**GIVEN TASK**
From the first line of the data below through the line holding "import * as", output each line exactly and leave the pictures out.
>> START COLLECTED MATERIAL
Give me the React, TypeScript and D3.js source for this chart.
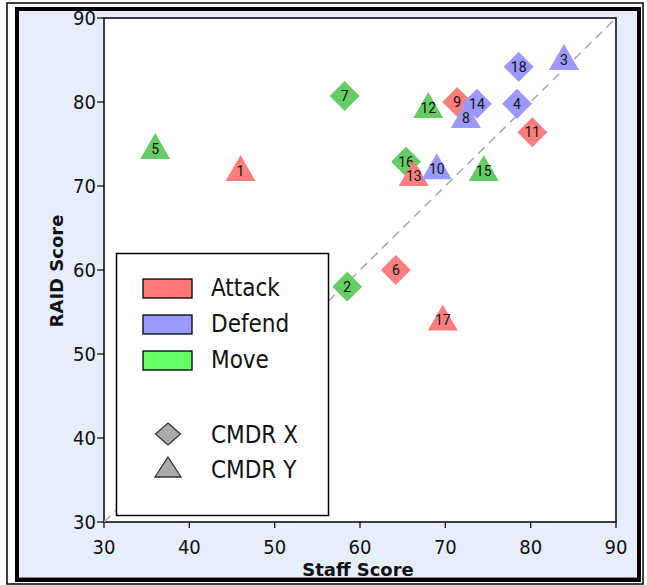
import React from "react";
import * as d3 from "d3";

const ids = [1, 2, 3, 4, 5, 6, 7, 8, 9, 10, 11, 12, 13, 14, 15, 16, 17, 18];
const staffScore = [46.0, 58.5, 83.9, 78.4, 36.0, 64.2, 58.2, 72.4, 71.4, 69.0, 80.2, 68.0, 66.3, 73.7, 74.5, 65.4, 69.7, 78.6];
const raidScore = [71.8, 58.0, 85.0, 79.8, 74.4, 60.0, 80.7, 78.1, 80.0, 72.0, 76.4, 79.3, 71.2, 79.8, 71.8, 72.9, 54.0, 84.2];
const task = ["Attack", "Move", "Defend", "Defend", "Move", "Attack", "Move", "Defend", "Attack", "Defend", "Attack", "Move", "Attack", "Defend", "Move", "Move", "Attack", "Defend"];
const cmdr = ["Y", "X", "Y", "X", "Y", "X", "X", "Y", "X", "Y", "X", "Y", "Y", "X", "Y", "X", "Y", "X"];

const tasks = ["Attack", "Defend", "Move"];
const markerColors = ["#ff7f7f", "#9999ff", "#66cc66"];
const legendColors = ["#ff7777", "#9999ff", "#66ff66"];
const ticks = [30, 40, 50, 60, 70, 80, 90];
const cmdrLegend = [{ key: "X", label: "CMDR X" }, { key: "Y", label: "CMDR Y" }];

const W = 647, H = 585;
const narrow = "'Liberation Sans Narrow', 'Arial Narrow', 'DejaVu Sans Condensed', sans-serif";

export default function App() {
  const x = d3.scaleLinear().domain([30, 90]).range([104, 616]);
  const y = d3.scaleLinear().domain([30, 90]).range([522, 18]);
  const color = d3.scaleOrdinal<string, string>().domain(tasks).range(markerColors);

  const pts = ids.map((id, i) => ({ id, sx: staffScore[i], ry: raidScore[i], task: task[i], cmdr: cmdr[i] }));
  const order = pts.slice().sort((a, b) => {
    if (a.cmdr !== b.cmdr) return a.cmdr === "X" ? -1 : 1;
    const ta = tasks.indexOf(a.task), tb = tasks.indexOf(b.task);
    if (ta !== tb) return ta - tb;
    return a.id - b.id;
  });

  const diamond = (cx: number, cy: number, r: number, ry: number) =>
    `M${cx},${cy - ry}L${cx + r},${cy}L${cx},${cy + ry}L${cx - r},${cy}Z`;
  const tri = (cx: number, cy: number, hw: number, up: number, down: number) =>
    `M${cx},${cy - up}L${cx + hw},${cy + down}L${cx - hw},${cy + down}Z`;

  const line = d3.line<number>().x((d) => x(d)).y((d) => y(d));

  return (
    <svg width={W} height={H} style={{ position: "absolute", left: 0, top: 0 }}>
      <rect x={0} y={0} width={W} height={H} fill="#ffffff" />
      <rect x={7} y={3} width={636} height={581} fill="none" stroke="#000" strokeWidth={1.5} />
      <rect x={17} y={9} width={622} height={571} fill="#e6eefe" stroke="#000" strokeWidth={4} />
      <line x1={19} x2={637} y1={577.5} y2={577.5} stroke="#888" strokeWidth={1} />
      <rect x={x(30)} y={y(90)} width={x(90) - x(30)} height={y(30) - y(90)} fill="#fff" stroke="#000" strokeWidth={1.5} />
      <path d={line([30, 90]) || ""} stroke="#a8a8a8" strokeWidth={1.5} strokeDasharray="9,6" fill="none" />

      {ticks.map((t) => (
        <g key={"x" + t}>
          <line x1={x(t)} x2={x(t)} y1={y(30)} y2={y(30) + 6} stroke="#000" strokeWidth={1.2} />
          <text x={x(t)} y={554} textAnchor="middle" fontFamily={narrow} fontSize={20} fill="#111">{t}</text>
        </g>
      ))}
      {ticks.map((t) => (
        <g key={"y" + t}>
          <line x1={x(30) - 7} x2={x(30)} y1={y(t)} y2={y(t)} stroke="#000" strokeWidth={1.2} />
          <text x={x(30) - 8} y={y(t) + 7} textAnchor="end" fontFamily={narrow} fontSize={20} fill="#111">{t}</text>
        </g>
      ))}
      <text x={358} y={576} textAnchor="middle" fontFamily="'DejaVu Sans', sans-serif" fontWeight="bold" fontSize={18} fill="#111">Staff Score</text>
      <text transform={`translate(63,271) rotate(-90)`} textAnchor="middle" fontFamily="'DejaVu Sans', sans-serif" fontWeight="bold" fontSize={18} fill="#111">RAID Score</text>

      {/* legend */}
      <rect x={116.5} y={253.5} width={212} height={262} fill="#fff" stroke="#000" strokeWidth={1.5} />
      {tasks.map((t, i) => (
        <g key={t}>
          <rect x={143} y={279 + i * 36} width={49} height={19} fill={legendColors[i]} stroke="#000" strokeWidth={1.3} />
          <text x={211} y={296 + i * 36} fontFamily={narrow} fontSize={24} fill="#111">{t}</text>
        </g>
      ))}
      {cmdrLegend.map((c, i) => (
        <g key={c.key}>
          {c.key === "X" ? (
            <path d={diamond(168, 434, 12.5, 11)} fill="#aaa" stroke="#333" strokeWidth={1.3} />
          ) : (
            <path d={tri(168, 468, 13, 11, 9)} fill="#aaa" stroke="#333" strokeWidth={1.3} />
          )}
          <text x={211} y={443 + i * 35} fontFamily={narrow} fontSize={24} fill="#111">{c.label}</text>
        </g>
      ))}

      {order.map((p) => {
        const cx = x(p.sx), cy = y(p.ry);
        return (
          <g key={p.id}>
            {p.cmdr === "X" ? (
              <path d={diamond(cx, cy, 15, 15)} fill={color(p.task)} />
            ) : (
              <path d={tri(cx, cy, 15, 16, 10)} fill={color(p.task)} />
            )}
            <text x={cx} y={cy + 5} textAnchor="middle" fontFamily="Roboto, 'Noto Sans', sans-serif" fontSize={14} fill="#111">{p.id}</text>
          </g>
        );
      })}
    </svg>
  );
}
>> END COLLECTED MATERIAL
**COMPLETE RESPONSE**
Give me the React, TypeScript and D3.js source for this chart.
import React from "react";
import * as d3 from "d3";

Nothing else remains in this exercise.